Here are a few examples…

Yellowstone

This might be the best example…

Currently, creator Taylor Sheridan’s Yellowstone is the most popular show on TV, and that’s the least of it.

Kevin Costner stars as John Dutton in Yellowstone on the Paramount Network.

The Paramount+ streaming service was supposed to be built on the insufferably woke Star Trek universe. Instead, the non-woke Yellowstone franchise is becoming the cornerstone of Paramount+, with no fewer than four — four! —  Yellowstone spin-offs: 1883, which launched last year, along with the upcoming 1883: The Bass Reeves Story, 1923, and 6666.

Outside the Yellowstone universe, Sheridan has two more shows in the works for Paramount+:  Mayor of Kingstown and Tulsa King.

Spider-Man: No Way Home

This sucker grossed $805 million domestic. Other than Avengers: Endgame, that’s the highest-grossing Marvel movie yet.

That $805 million is twice as much as any other Spider-Man movie has ever made. Twice!

No question, it’s a terrific movie. But after years and years of left-wing preaching infecting blockbuster entertainment, including Marvel duds like The Eternals, I think people went to see this again and again because it was so refreshing to get lost in a movie and find yourself inspired and charmed by the goodwill of it all.

Top Gun: Maverick

$606 million domestic and counting…

Top Gun: Maverick is almost defiantly anti-woke and, therefore, pure entertainment.

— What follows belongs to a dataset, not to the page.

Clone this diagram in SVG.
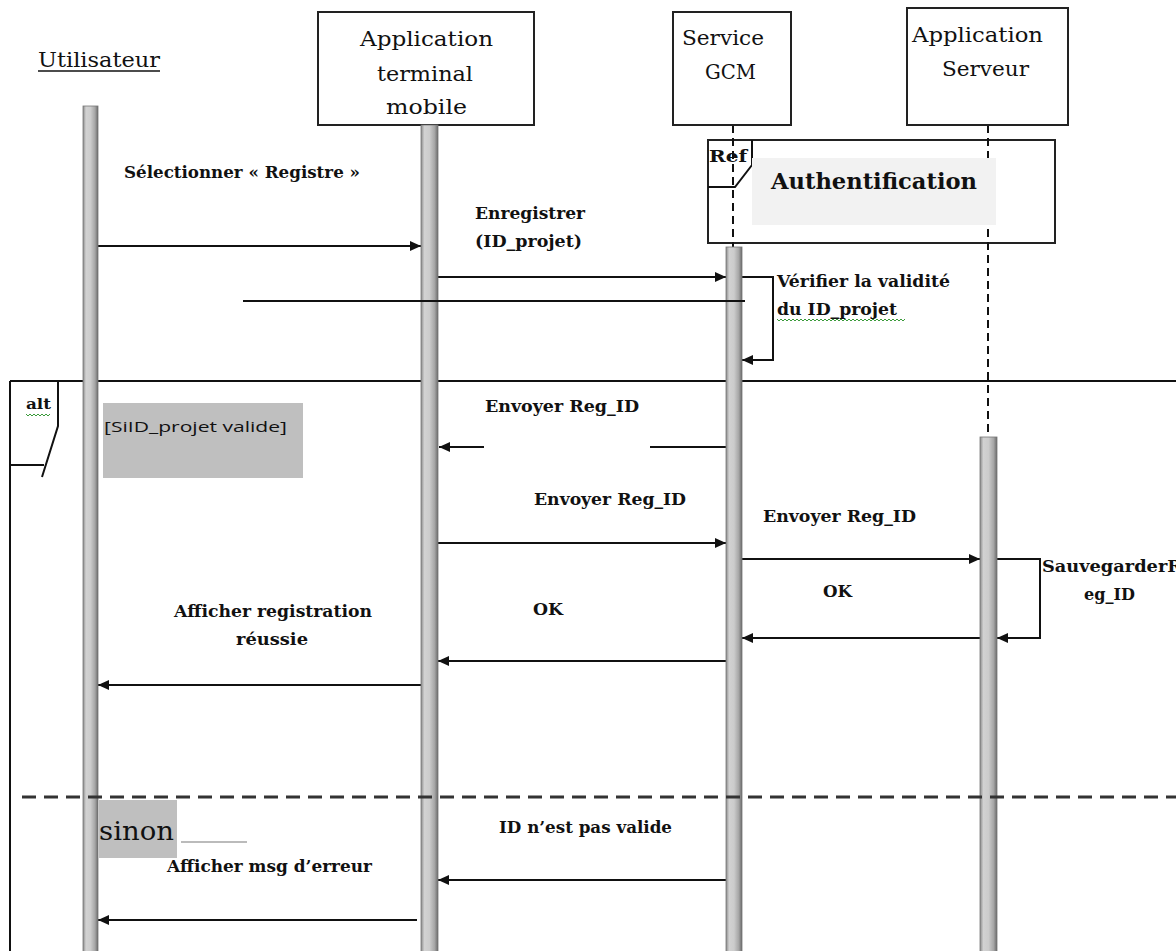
<svg xmlns="http://www.w3.org/2000/svg" width="1176" height="951" viewBox="0 0 1176 951">
<style>
  .box{fill:#fff;stroke:#222;stroke-width:2}
  .serif{font-family:"DejaVu Serif","Liberation Serif","Noto Serif",serif}
  .hdr{font-family:"DejaVu Serif","Liberation Serif",serif;font-size:21px;fill:#111}
  .msg{font-family:"DejaVu Serif","Liberation Serif",serif;font-size:16px;font-weight:bold;fill:#111}
  .ln{stroke:#111;stroke-width:2;fill:none}
  .arr{stroke:#111;stroke-width:2;fill:none;marker-end:url(#ah)}
  .life{stroke:#111;stroke-width:2;stroke-dasharray:8 5;fill:none}
  .bar{fill:url(#barg);stroke:#777;stroke-width:0.8}
  .wavy{stroke:#3a9a3a;stroke-width:1;fill:none}
</style>
<defs>
  <linearGradient id="barg" x1="0" y1="0" x2="1" y2="0">
    <stop offset="0" stop-color="#8a8a8a"/>
    <stop offset="0.2" stop-color="#d2d2d2"/>
    <stop offset="0.5" stop-color="#cccccc"/>
    <stop offset="0.8" stop-color="#a6a6a6"/>
    <stop offset="1" stop-color="#6a6a6a"/>
  </linearGradient>
  <marker id="ah" markerUnits="userSpaceOnUse" markerWidth="12" markerHeight="12" refX="11" refY="6" orient="auto">
    <path d="M0,1 L11,6 L0,11 z" fill="#111"/>
  </marker>
</defs>
<rect width="1176" height="951" fill="#fff"/>

<!-- frames -->
<g id="frames">
  <path class="ln" d="M10,381 H1176 M10,381 V951"/>
  <path class="ln" d="M58,381 V426 L42,477 M10,465 H44"/>
  <text x="26" y="409" class="serif" font-size="14" font-weight="bold" fill="#111" textLength="25" lengthAdjust="spacingAndGlyphs">alt</text>
  <path class="wavy" d="M26,414 l2,2 l2,-2 l2,2 l2,-2 l2,2 l2,-2 l2,2 l2,-2 l2,2 l2,-2 l2,2 l2,-2"/>
  <rect x="103" y="403" width="200" height="75" fill="#bfbfbf"/>
  <text x="104" y="432" font-family="'Open Sans','Liberation Sans',sans-serif" font-size="15" fill="#111" textLength="183" lengthAdjust="spacingAndGlyphs">[SiID_projet  valide]</text>
  <rect x="99" y="800" width="78" height="58" fill="#bfbfbf"/>
  <text x="99" y="840" class="serif" font-size="26" fill="#111" textLength="75" lengthAdjust="spacingAndGlyphs">sinon</text>
  <line x1="181" y1="842" x2="247" y2="842" stroke="#bbb" stroke-width="2"/>
</g>

<!-- ref frame -->
<g id="ref">
  <rect x="708" y="140" width="347" height="103" fill="none" stroke="#222" stroke-width="2"/>
  <path class="ln" d="M752,140 V165 L735,187 H708"/>
  <line class="life" x1="988" y1="125" x2="988" y2="437"/>
  <rect x="752" y="158" width="244" height="67" fill="#f2f2f2"/>
  <text x="709" y="162" class="serif" font-size="16" font-weight="bold" fill="#111" textLength="38" lengthAdjust="spacingAndGlyphs">Ref</text>
  <text x="771" y="189" class="serif" font-size="22" font-weight="bold" fill="#111" textLength="206" lengthAdjust="spacingAndGlyphs">Authentification</text>
  <line class="life" x1="733" y1="125" x2="733" y2="247"/>
</g>

<!-- lifeline heads -->
<g id="utilisateur">
  <text x="38" y="67" class="hdr" textLength="122" lengthAdjust="spacingAndGlyphs">Utilisateur</text>
  <line x1="38" y1="71" x2="160" y2="71" stroke="#111" stroke-width="1.5"/>
</g>
<g id="app-mobile">
  <rect class="box" x="318" y="12" width="216" height="113"/>
  <text x="360" y="46" class="hdr" textLength="133" lengthAdjust="spacingAndGlyphs">Application</text>
  <text x="377" y="81" class="hdr" textLength="96" lengthAdjust="spacingAndGlyphs">terminal</text>
  <text x="386" y="114" class="hdr" textLength="81" lengthAdjust="spacingAndGlyphs">mobile</text>
</g>
<g id="service-gcm">
  <rect class="box" x="673" y="12" width="118" height="113"/>
  <text x="682" y="45" class="hdr" textLength="82" lengthAdjust="spacingAndGlyphs">Service</text>
  <text x="705" y="79" class="hdr" textLength="51" lengthAdjust="spacingAndGlyphs">GCM</text>
</g>
<g id="app-serveur">
  <rect class="box" x="907" y="8" width="161" height="117"/>
  <text x="912" y="42" class="hdr" textLength="131" lengthAdjust="spacingAndGlyphs">Application</text>
  <text x="942" y="76" class="hdr" textLength="87" lengthAdjust="spacingAndGlyphs">Serveur</text>
</g>

<!-- connectors -->
<g id="connectors">
  <line class="arr" x1="98" y1="246" x2="421" y2="246"/>
  <line class="arr" x1="438" y1="277" x2="726" y2="277"/>
  <path class="arr" d="M742,277 H773 V360 H742"/>
  <line class="arr" x1="484" y1="447" x2="439" y2="447"/>
  <line class="ln" x1="650" y1="447" x2="726" y2="447"/>
  <line class="arr" x1="438" y1="543" x2="726" y2="543"/>
  <line class="arr" x1="742" y1="559" x2="980" y2="559"/>
  <path class="arr" d="M997,559 H1040 V638 H997"/>
  <line class="arr" x1="980" y1="638" x2="742" y2="638"/>
  <line class="arr" x1="726" y1="661" x2="438" y2="661"/>
  <line class="arr" x1="421" y1="685" x2="98" y2="685"/>
  <line class="arr" x1="726" y1="880" x2="438" y2="880"/>
  <line class="arr" x1="417" y1="920" x2="98" y2="920"/>
</g>

<!-- activation bars -->
<g id="bars">
  <rect class="bar" x="83" y="106" width="15" height="850"/>
  <rect class="bar" x="421" y="125" width="17" height="830"/>
  <rect class="bar" x="726" y="247" width="16" height="710"/>
  <rect class="bar" x="980" y="437" width="17" height="520"/>
</g>

<g id="overlay">
  <line class="ln" x1="243" y1="301" x2="745" y2="301"/>
  <line x1="22" y1="797" x2="1176" y2="797" stroke="#333" stroke-width="3" stroke-dasharray="14 8"/>
</g>

<!-- labels -->
<g id="labels">
  <text x="124" y="178" class="msg" textLength="236" lengthAdjust="spacingAndGlyphs">Sélectionner « Registre »</text>
  <text x="475" y="219" class="msg" textLength="110" lengthAdjust="spacingAndGlyphs">Enregistrer</text>
  <text x="475" y="247" class="msg" textLength="107" lengthAdjust="spacingAndGlyphs">(ID_projet)</text>
  <text x="777" y="287" class="msg" textLength="173" lengthAdjust="spacingAndGlyphs">Vérifier la validité</text>
  <text x="777" y="315" class="msg" textLength="120" lengthAdjust="spacingAndGlyphs">du ID_projet</text>
  <path class="wavy" d="M777,319 l2,2 l2,-2 l2,2 l2,-2 l2,2 l2,-2 l2,2 l2,-2 l2,2 l2,-2 l2,2 l2,-2 l2,2 l2,-2 l2,2 l2,-2 l2,2 l2,-2 l2,2 l2,-2 l2,2 l2,-2 l2,2 l2,-2 l2,2 l2,-2 l2,2 l2,-2 l2,2 l2,-2 l2,2 l2,-2 l2,2 l2,-2 l2,2 l2,-2 l2,2 l2,-2 l2,2 l2,-2 l2,2 l2,-2 l2,2 l2,-2 l2,2 l2,-2 l2,2 l2,-2 l2,2 l2,-2 l2,2 l2,-2 l2,2 l2,-2 l2,2 l2,-2 l2,2 l2,-2 l2,2 l2,-2 l2,2 l2,-2 l2,2 l2,-2"/>
  <text x="485" y="412" class="msg" textLength="154" lengthAdjust="spacingAndGlyphs">Envoyer Reg_ID</text>
  <text x="534" y="505" class="msg" textLength="152" lengthAdjust="spacingAndGlyphs">Envoyer Reg_ID</text>
  <text x="763" y="522" class="msg" textLength="153" lengthAdjust="spacingAndGlyphs">Envoyer Reg_ID</text>
  <text x="1042" y="572" class="msg" textLength="140" lengthAdjust="spacingAndGlyphs">SauvegarderR</text>
  <text x="1084" y="600" class="msg" textLength="51" lengthAdjust="spacingAndGlyphs">eg_ID</text>
  <text x="823" y="597" class="msg" textLength="29" lengthAdjust="spacingAndGlyphs">OK</text>
  <text x="533" y="615" class="msg" textLength="30" lengthAdjust="spacingAndGlyphs">OK</text>
  <text x="174" y="617" class="msg" textLength="198" lengthAdjust="spacingAndGlyphs">Afficher registration</text>
  <text x="236" y="645" class="msg" textLength="72" lengthAdjust="spacingAndGlyphs">réussie</text>
  <text x="499" y="833" class="msg" textLength="173" lengthAdjust="spacingAndGlyphs">ID n’est pas valide</text>
  <text x="167" y="872" class="msg" textLength="205" lengthAdjust="spacingAndGlyphs">Afficher msg d’erreur</text>
</g>
</svg>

No question, it’s a terrific piece of blockbuster entertainment, but like Spider-Man: No Way Home, part of the experience of watching it is remembering how much fun the movies once were.

Terminal List

 

Amazon’s Terminal List, an eight-hour limited series starring Chris Pratt, was a huge streaming success, and so anti-woke, left-wing fascists at the Daily Beast and elsewhere freaked over it—made it sound like a usual-usual revenge series was bad for democracy or something….

Chris Pratt in The Terminal List. (Amazon Studios)

Terminal List’s success is a useful example of an overperformance for one reason: it’s not very good. I gave up after four episodes. But over the 4th of July, it was a non-woke oasis in a desert of woke, so people ran towards it.

Dog

A simple, charming, pleasant story about a troubled Army Ranger (Channing Tatum) taking a troubled dog on a road trip grossed $62 million domestic while the pandemic was still a thing.

Dog has a lot going for it. I smiled throughout and was never bored. But its true appeal is not only that it’s non-woke, it also pokes fun at humorless woketards.

Twenty years ago, Dog would not have stood out as anything special, as anything other than a pleasant movie. But in this woke era, it earned $85 million worldwide on a $15 million budget.

John Wick

These are great, great action movies anchored by a beloved, apolitical star. But that used to be the norm in our culture. Today, John Wick feels like a life raft of normal in an ocean of scolds, virtue-signaling, and being made uncomfortable by two guys kissing.

Hopefully, that never changes. But, if it does, the John Wick franchise will quickly go the way of Star Wars.